Christopher Columbus Statue to be Removed in San Jose
(by Melissa Hartman) – The San Jose City Council on Tuesday decided on a six-week deadline to remove the 9-foot-tall statue of Christopher Columbus in City Hall and find a new location for it.
The statue has been subjected to security issues since 2001 when a member of the public entered the building and proceeded to vandalize the 2,000-pound marble statue with a sledgehammer, city officials said.
After that vandalism shattered portions of the statue’s legs, right arm, left hand and torso, another member of the public entered the City Hall lobby and smeared red and black ink on the front side of the statue on
Sept. 21, 2017.
A curtain was installed behind the statue on Oct. 5 in an effort to block the exterior window view of the statue and minimize potential acts of vandalism to the statue or the building’s infrastructure, city officials said.
On Oct. 12, a handful of protesters entered City Hall and confronted visitors and city staff with their opposition to the statue.
Security staff and police dispersed the protesters.
Councilmember Raul Peralez recommended in a September memo that the statue be moved “to a more appropriate location, with input from the community.”
The Council’s rules committee accepted Peralez’s memo with direction for the item to return to the committee in November, following a San Jose State University forum in October at which the speakers all favored
removing the statue from City Hall, city officials said.

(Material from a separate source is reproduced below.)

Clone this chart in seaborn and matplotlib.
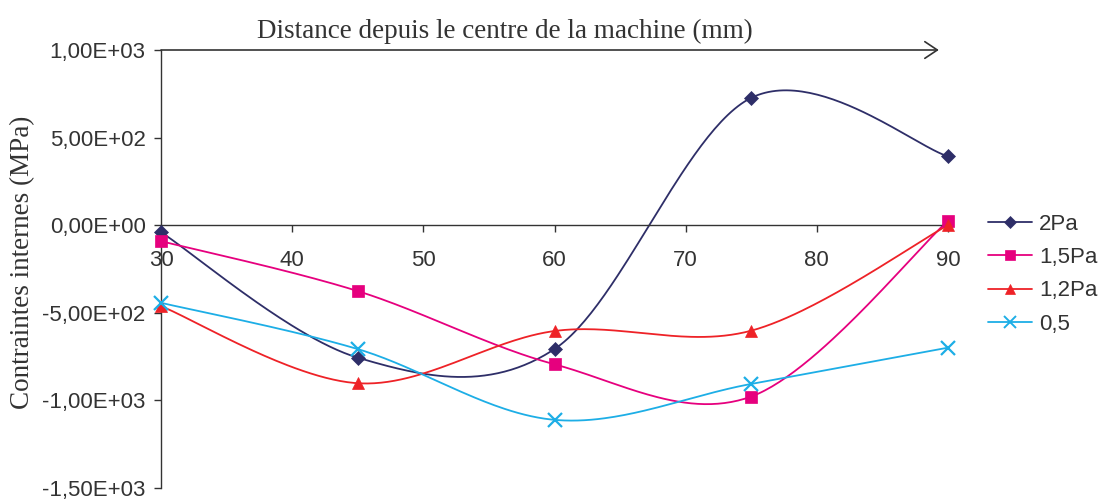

In late November, San Jose public works officials said in a memo that complexities and sensitivities surrounding relocation options, as well as the upcoming holidays, would delay further action on the issue until this month.
The public works memo provided to the City Council at Tuesday’s meeting listed four proposed new locations.
The first option that the Council considered was storing the statue at the History San Jose Collection Center located at the city’s Central Service Yard and then donating and relocating the statue when an accepted recipient is identified.
City officials said the statue would be protected from further vandalism, but acknowledged it could likely be in storage for a long time, possibly years.
The second option is to relocate the statue to the Mineta San Jose International Airport at Terminal A beyond the security checkpoint.
City officials said that location would be heavily secured and would highlight the exploration of Columbus, but it would also be in a public place where some visitors may have a negative reaction to it, similar to the reaction at its current location in City Hall.
The third location proposed for the relocation was the Bank of Italy at History Park on the south end of Kelley Park.
City officials said the statue would be in a locked and “somewhat secured location” in an Italian-themed facility.
However, they said this location comes with the most negatives since History Park can be easily broken into during non-operational hours because of the secluded location, large perimeter and adjacent location to Coyote Creek, city officials said.
The Bank of Italy building is also not routinely open to the public, and the executive director of History San Jose, which oversees the park, does not want the statue displayed at the Bank of Italy because it does not fit in with “the historic nature of the bank,” city officials said.
Vice Mayor Magdalena Carrasco wrote a memo in support for this option, noting that both the San Jose City Hall and the international airport serve as places to welcome travelers.
“I do not believe we should welcome our family, friends, and strangers with a statue of a man who lost his way and never stepped foot on our soil,” Carrasco said in the memo.
Carrasco did note the contributions Italian-Americans have made to San Jose and how San Jose continues to try to honor those accomplishments. Therefore, she thinks that moving the statue to the Little Italy area would be most fitting.
The final option proposed was keeping the statue in its current location, with the acknowledgement of continued security concerns and community protests resulting in permanent damage to the statue and distraction from official city business.
All options but the last require at least $12,000 of funding to crate, transport, store, dismantle or reassemble the statue, public works officials said.
The City Council voted to eliminate the last option, meaning that the $12,000 will be spent.
Mayor Sam Liccardo advised the Council to connect with the Italian-American community about the statue’s new home. However, if no compromise is found, the statue will be put in storage.
The city was originally given the statue on Oct. 12, 1958, by the San Jose Civic Club and the Italo-American Societies of San Jose. The Milani Marble Company commissioned the statue in Italy. It originally sat in the old City Hall but was moved to the current location after construction was finished.